Dolayısıyla, artık bu tür araç tahsislerinde, araçların giderlerinde yaşanan ücret tartışması kendiliğinden sona ermiş oldu. Çünkü, söz konusu araçların giderlerinin yüzde 30’u peşinen KKEG olarak matraha ilave edilip vergilendirildiğinden, bunun net ücret olarak çalışanların ücretlerine ilave edilip bir daha vergilendirilmemesi gerekir.

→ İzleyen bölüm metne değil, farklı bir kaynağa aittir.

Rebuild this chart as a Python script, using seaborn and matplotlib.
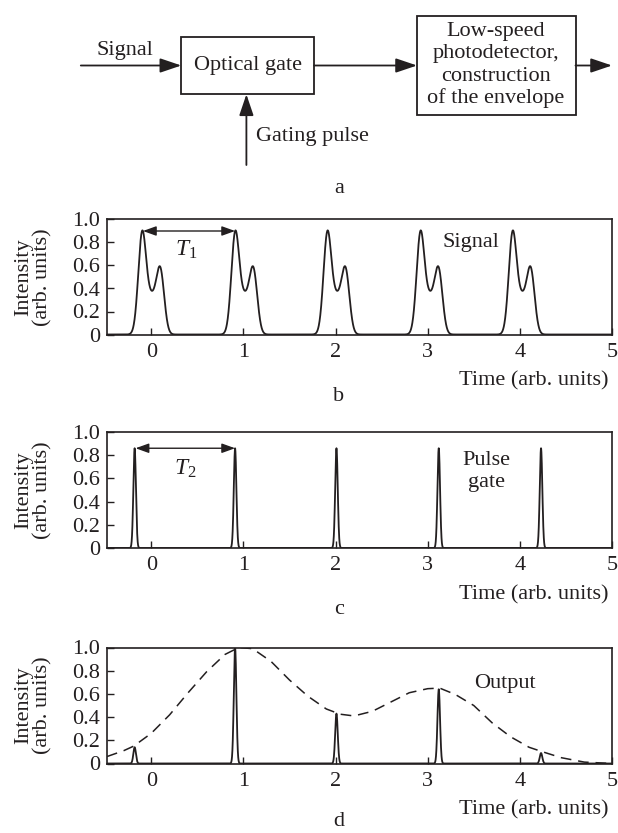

Ağaçlarla uğraşmaktan ormanı görememek

Rahmetli Hocam Prof. Dr. Şükrü KIZILOT yazılarında "ağaçlarla uğraşmaktan ormanı görememek" şeklinde bir sözü sıkça kullanırdı. Bence de çok doğru bir söz, daha öncelikli ve vergi kaybının yüksek olduğu tespit edilen kayıt dışı alan varken, Maliye’nin tüm enerjisini zaten kayıt altında olan ve üstelik ciddi vergi yükü taşıyan bu ve benzeri konulara yoğunlaştırması oldukça ilginç ve bir o kadar da şaşırtıcı! Ayrıca, gayrimenkul ve binek otomobillerin artık vergi gündeminden çıkarılması, yerine kayıt dışılığın fazla olduğu yeni sektör ve konuların gündeme alınması şart!

Sonuç olarak;

Yönetici ve personeline araç tahsisi eden şirketlerin bu süreçte biraz daha dikkatli olmalarında fayda var. Maliye’nin ise, binek otomobillerin giderleri ile ilgili olarak yapılan yüzde 70 - 30 kısıtlamasına ilişkin düzenlemeyi gözönünde tutarak, üst düzey yöneticiler ile personele (satış, pazarlama vb.) tahsis edilen araçların iş dışı kullanım (işe geliş̧ - gidiş, hafta sonu tatili, bayram tatili vb.) giderlerinin net ücret olarak kabul edilerek vergilendirilmesi gerektiği şeklindeki görüşünü yeniden değerlendirmesinde fayda var.